Hey, I'd like to believe the author isn't stupid, but the whole chapter is filled with jibberish like that, and it doesn't have much to do with presenation style. The whole book is just like that. It's worthless.
I realize every time I pick up this book, I'm about to waste my time, but I hope I haven't wasted your time with this review.
This book is presented as a textbook and some people may have a problem with this approach. The fact is most of the people studying User Interface are PhDs and they need to sell these things to their students so they can continue making their bar tab in the faculty lounge.
`Designing the User Interface' covers as much human-computer interaction as you could hope to fit in a textbook. You may be left wondering why anyone would bother writing a book about the same subject again. It's already covered. Unfortunately, most of the textbook will be too `academic' for our purposes. If you want to know about computer science, psychology, information science, business systems, education technology, communications arts, media studies, technical writing, research agendas, you'll find it. But just flip to the obvious throw-in Chapter 16, titled: hypermedia and the worldwide web on page 551. That's what I did. In fact, the other obvious throw-in titled `Afterward' has some great sections such as `Ten Plagues of the Information Age' and `Between Hope and Fear.' Shneiderman waxes philosophical here on the big picture of human-computer interaction. He covers subjects such as universal access, fear of technology, professional responsibilities, alienation, unemployment and displacement.

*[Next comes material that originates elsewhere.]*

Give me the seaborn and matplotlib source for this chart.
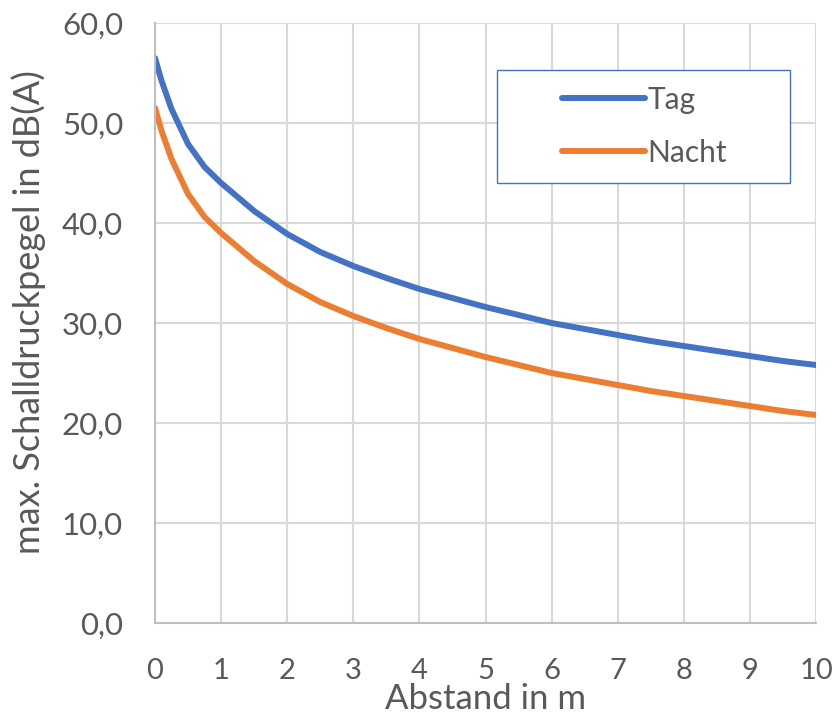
import matplotlib
matplotlib.use("Agg")
import matplotlib.pyplot as plt
import seaborn as sns
import pandas as pd
from matplotlib.patches import Rectangle
from matplotlib.ticker import FuncFormatter

# ---- data ----
abstand = [0, 0.1, 0.25, 0.5, 0.75, 1, 1.5, 2, 2.5, 3, 3.5, 4, 4.5, 5, 5.5,
           6, 6.5, 7, 7.5, 8, 8.5, 9, 9.5, 10]
tag = [56.5, 54.2, 51.4, 47.9, 45.6, 44.0, 41.2, 38.9, 37.1, 35.7, 34.5, 33.4,
       32.5, 31.6, 30.8, 30.0, 29.4, 28.8, 28.2, 27.7, 27.2, 26.7, 26.2, 25.8]
nacht = [51.5, 49.2, 46.4, 42.9, 40.6, 39.0, 36.2, 33.9, 32.1, 30.7, 29.5,
         28.4, 27.5, 26.6, 25.8, 25.0, 24.4, 23.8, 23.2, 22.7, 22.2, 21.7,
         21.2, 20.8]
series_names = ["Tag", "Nacht"]
x_ticks = list(range(0, 11))
y_ticks = [0, 10, 20, 30, 40, 50, 60]
x_label = "Abstand in m"
y_label = "max. Schalldruckpegel in dB(A)"

df = pd.DataFrame({
    "Abstand": abstand * 2,
    "Pegel": tag + nacht,
    "Serie": [series_names[0]] * len(tag) + [series_names[1]] * len(nacht),
})

sns.set_theme(style="white")
plt.rcParams["font.family"] = ["Lato", "DejaVu Sans"]

TXT = "#595959"
GRID = "#d9d9d9"
palette = {"Tag": "#4472C4", "Nacht": "#ED7D31"}

fig = plt.figure(figsize=(8.36, 7.19), dpi=100)
ax = fig.add_axes([155 / 836, 1 - 623 / 719, 661 / 836, 600 / 719])

sns.lineplot(data=df, x="Abstand", y="Pegel", hue="Serie", palette=palette,
             linewidth=4.3, ax=ax, legend=True)

ax.set_xlim(0, 10)
ax.set_ylim(0, 60)
ax.set_xticks(x_ticks)
ax.set_yticks(y_ticks)
ax.yaxis.set_major_formatter(FuncFormatter(lambda v, p: f"{v:.1f}".replace(".", ",")))
ax.grid(True, color=GRID, linewidth=1.5)
ax.set_axisbelow(True)
for s in ["top", "right"]:
    ax.spines[s].set_visible(False)
for s in ["left", "bottom"]:
    ax.spines[s].set_color("#bfbfbf")
    ax.spines[s].set_linewidth(1.5)
ax.tick_params(axis="x", length=0, labelsize=21, labelcolor=TXT, pad=25)
ax.tick_params(axis="y", length=0, labelsize=22.5, labelcolor=TXT, pad=23)

ax.set_xlabel(x_label, fontsize=25, color=TXT)
ax.set_ylabel(y_label, fontsize=26, color=TXT)
ax.xaxis.set_label_coords(0.5, -0.1)
ax.yaxis.set_label_coords(-0.165, 0.518)

handles, labels = ax.get_legend_handles_labels()
ax.get_legend().remove()
leg = ax.legend(handles, labels, loc="center", bbox_to_anchor=(0.741, 0.828),
                frameon=False, fontsize=21.5, handlelength=2.75, handletextpad=0.1,
                labelspacing=0.85, labelcolor=TXT)
for h in leg.legend_handles:
    h.set_linewidth(4.3)
ax.add_patch(Rectangle((0.517, 0.733), 0.444, 0.189, transform=ax.transAxes,
                       fill=True, facecolor="white", edgecolor="#4472C4",
                       linewidth=1.0, zorder=4))
leg.set_zorder(5)

fig.savefig("out.png", dpi=100)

My personal viewpoint is that text is much a part of user interface as graphics and navigation. Unclear text makes it just as hard for a user to interpret a site as mauve navigation buttons on a brown background. So why do User Interface experts present sentences such as:
"In the last 40 years, the cathode ray tube (CRT), often called the visual display unit (VDU) or tube (VDT), has emerged as an alternate medium for presenting text, but researchers have only begun the long process of optimization (Cakir et al., 1980; Grandjean and Vigliani, 1982; Heines, 1984; Helander, 1987; Hansen and Haas, 1988; Oborne and Holton, 1988, Creed and Newstead, 1988, Horton, 1990) to meet user needs." (Page 412)?
Yikers! That's hard to read. Where's the usability in that sentence?
Schneiderman takes an obvious academic approach to Chapter 16. He starts off with the history of the web going back to the 1940s. Don't ask. Then we learn what hypertext is. I think we know where this is going. There is, however, a great photo of Sophia Loren wearing a bathing suit circa. 1955.
He analyzes task-oriented and metaphor-oriented design. This is a good thing because we seem hooked on metaphors without looking at tasks. Perhaps tasks are obvious to us. Maybe task-oriented design means usability But then you have to bring in intuitive response and that opens a whole can of worms.
The pages between 575 and 579 cover general design themes such as clustering, sequencing, navigation and usability testing. They're probably the five most important pages in the book.
Another good section of the book is chapter four. It covers user acceptance testing and offers a great sample assessment survey on page 136. I'd be very interested in running this survey on some of our sites as a test.
I don't want to say the rest of the book isn't valuable to us - it is. It just isn't necessary. Most of it deals in theories predating the web -- possibly predating the mouse.
Shneiderman offers a website companion to the book . It's jam packed with updates, study guides and errata such as: "Page 486, first line Gertude should be Gertrude." At least he's trying to practice what he preaches. But how can I fault a man who's Honorary Doctorate of Science comes from my alma Mata?